Les écrits de M. Tamalt étaient parfois très virulents.

Nous n’avons pas à réagir sur le contenu. Si certains estiment que des propos sont diffamatoires, ils peuvent entamer une action en justice, c’est leur droit. Mais ce type d’infractions ne doit pas entraîner de sanctions pénales.

Il existe pourtant en Algérie quantité de journaux, sur papier ou en ligne, qui sont parfois très critiques vis-à-vis du pouvoir. Pourquoi certains sont-ils sanctionnés, d’autres non ? Quelles sont les lignes rouges ?

Il semble qu’il n’y ait pas de lignes rouges précises, ou, du moins, on n’arrive pas à les cerner, ce qui complique sensiblement le travail des militants des droits humains. On peut en effet noter une liberté de ton et d’expression pour les médias. Mais le maintien de lois liberticides ou d’articles ambigus permet aux autorités de sanctionner et de fragiliser la société civile lorsqu’elles le veulent. Il est difficile de comprendre la logique ou la cohérence des autorités. Prenez l’exemple des manifestations à Alger, interdites depuis un décret de 2011. Certaines sont tolérées et se déroulent sans aucun problème. D’autres sont violemment réprimées, des personnes sont arrêtées, emmenées au poste de police, puis libérées au bout de quelques heures. La seule véritable question à se poser concerne la construction d’un Etat de droit, garant des droits fondamentaux des citoyennes et citoyens.

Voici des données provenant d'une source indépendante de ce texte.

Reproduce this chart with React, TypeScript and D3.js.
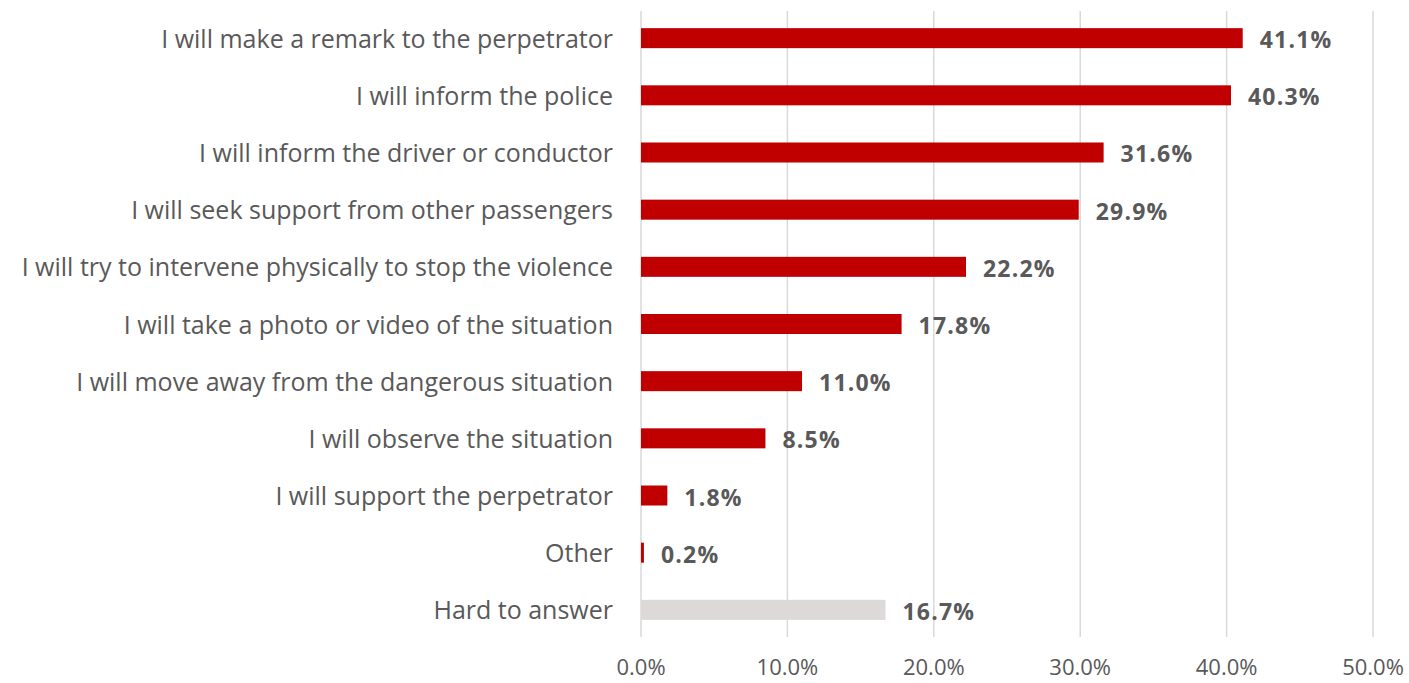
import React from "react";
import * as d3 from "d3";

const categories = [
  "I will make a remark to the perpetrator",
  "I will inform the police",
  "I will inform the driver or conductor",
  "I will seek support from other passengers",
  "I will try to intervene physically to stop the violence",
  "I will take a photo or video of the situation",
  "I will move away from the dangerous situation",
  "I will observe the situation",
  "I will support the perpetrator",
  "Other",
  "Hard to answer",
];
const values = [41.1, 40.3, 31.6, 29.9, 22.2, 17.8, 11.0, 8.5, 1.8, 0.2, 16.7];
const highlight = [false, false, false, false, false, false, false, false, false, false, true];
const ticks = [0, 10, 20, 30, 40, 50];

const W = 1409;
const H = 683;
const M = { left: 641, right: 36, top: 11, bottom: 46 };
const FONT = "'Open Sans', 'Noto Sans', sans-serif";

export default function App() {
  const x = d3.scaleLinear().domain([0, 50]).range([M.left, W - M.right]);
  const y = d3
    .scaleBand<string>()
    .domain(categories)
    .range([M.top, H - M.bottom])
    .paddingInner(0.65)
    .paddingOuter(0.3);
  const bh = y.bandwidth();
  return (
    <svg
      width={W}
      height={H}
      style={{ position: "absolute", left: 0, top: 0, background: "#fff" }}
      fontFamily={FONT}
    >
      {ticks.map((t) => (
        <g key={t}>
          <line
            x1={x(t)}
            x2={x(t)}
            y1={M.top}
            y2={H - M.bottom}
            stroke="#D9D9D9"
            strokeWidth={1.5}
          />
          <text
            x={x(t)}
            y={675}
            textAnchor="middle"
            fontSize={22}
            fill="#595959"
          >
            {t.toFixed(1) + "%"}
          </text>
        </g>
      ))}
      {categories.map((c, i) => {
        const yc = (y(c) as number) + bh / 2;
        return (
          <g key={c}>
            <rect
              x={x(0)}
              y={y(c)}
              width={x(values[i]) - x(0)}
              height={bh}
              fill={highlight[i] ? "#DDD9D9" : "#C00000"}
            />
            <text
              x={613}
              y={yc + 9.5}
              textAnchor="end"
              fontSize={25}
              fill="#595959"
            >
              {c}
            </text>
            <text
              x={x(values[i]) + 17}
              y={yc + 10}
              fontSize={23}
              letterSpacing={1.2}
              fontWeight="bold"
              fill="#595959"
            >
              {values[i].toFixed(1) + "%"}
            </text>
          </g>
        );
      })}
    </svg>
  );
}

Au-delà de la presse, qu’en est-il de la situation des droits de l’homme en général ?

Ce que je viens de décrire au sujet de la presse s’applique aux autres libertés fondamentales. La situation est confuse. La réforme de la Constitution a permis certaines avancées sur le papier, mais les implications concrètes demeurent floues en raison de dispositions qui conditionnent ces droits à des lois nationales qui, bien souvent, posent problème. Un exemple : la nouvelle loi sur les associations promulguée en 2012, qui était censée mieux organiser le champ associatif. Amnesty International Algérie a déposé, comme prévu, ses documents de mise en conformité [avec le nouveau texte], mais n’a pas pu obtenir le récépissé d’enregistrement, et le ministère de l’intérieur, qui aurait dû répondre dans les quatre-vingt-dix jours, ne l’a toujours pas fait. Un grand nombre d’associations sont dans la même situation, ce qui les maintient dans une situation de vulnérabilité vis-à-vis du pouvoir. Ainsi, l’Etat algérien engage des réformes pour consolider les droits humains mais au final, on constate un net recul des libertés fondamentales.

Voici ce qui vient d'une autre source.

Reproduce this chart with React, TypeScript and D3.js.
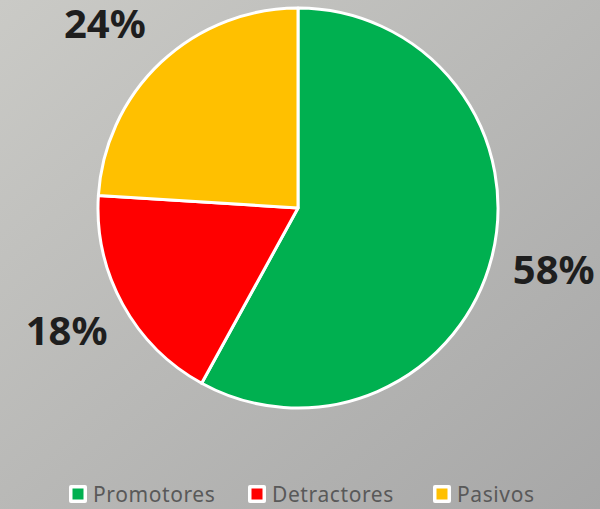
import React from "react";
import * as d3 from "d3";

const categories = ["Promotores", "Detractores", "Pasivos"];
const values = [58, 18, 24];
const colors = ["#00B050", "#FF0000", "#FFC000"];

const W = 600;
const H = 509;

export default function App() {
  const cx = 298;
  const cy = 208;
  const r = 200;
  const labelR = 264;
  const pie = d3.pie<number>().sort(null).value((d) => d)(values);
  const arc = d3.arc<d3.PieArcDatum<number>>().innerRadius(0).outerRadius(r);
  const labelArc = d3.arc<d3.PieArcDatum<number>>().innerRadius(labelR).outerRadius(labelR);

  const minCenterY = 28 - cy;

  const legendX = [69, 248, 433];

  return (
    <svg
      width={W}
      height={H}
      style={{ position: "absolute", left: 0, top: 0 }}
      fontFamily="'Noto Sans', sans-serif"
    >
      <defs>
        <linearGradient id="bg" x1="0" y1="0" x2="1" y2="1">
          <stop offset="0" stopColor="#cacac6" />
          <stop offset="1" stopColor="#a7a7a7" />
        </linearGradient>
      </defs>
      <rect x={0} y={0} width={W} height={H} fill="url(#bg)" />
      <g transform={`translate(${cx},${cy})`}>
        {pie.map((p, i) => (
          <path key={i} d={arc(p) || ""} fill={colors[i]} stroke="#ffffff" strokeWidth={3} strokeLinejoin="round" />
        ))}
        {pie.map((p, i) => {
          let [lx, ly] = labelArc.centroid(p);
          if (ly < minCenterY) {
            ly = minCenterY;
            lx = Math.sign(lx) * Math.sqrt(labelR * labelR - ly * ly);
          }
          return (
            <text
              key={"l" + i}
              x={lx}
              y={ly + 10}
              textAnchor="middle"
              fontSize={40}
              fontWeight="bold"
              fill="#1e1e1e"
            >
              {values[i]}%
            </text>
          );
        })}
      </g>
      {categories.map((c, i) => (
        <g key={"lg" + i} transform={`translate(${legendX[i]},485)`}>
          <rect x={0} y={0} width={18} height={18} rx={2} fill="#ffffff" />
          <rect x={3.5} y={3.5} width={11} height={11} fill={colors[i]} />
          <text x={24} y={17} fontSize={21} letterSpacing={0.6} fill="#595959">
            {c}
          </text>
        </g>
      ))}
    </svg>
  );
}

Dans ce contexte, que peuvent faire les associations de défense des droits de l’homme ?

Ces associations et, de manière plus générale, la société civile, continuent à travailler sur le terrain, à faire pression pour un changement du cadre juridique et s’engagent fortement auprès des jeunes. De plus en plus, ces dernières années, elles travaillent en réseau. L’avancée la plus notable réside dans l’émergence d’une société civile, notamment d’associations de jeunes, très riche, variée, créative, qui agit sur l’ensemble du territoire avec souvent peu de moyens, mais que l’Etat algérien refuse de reconnaître comme partenaires.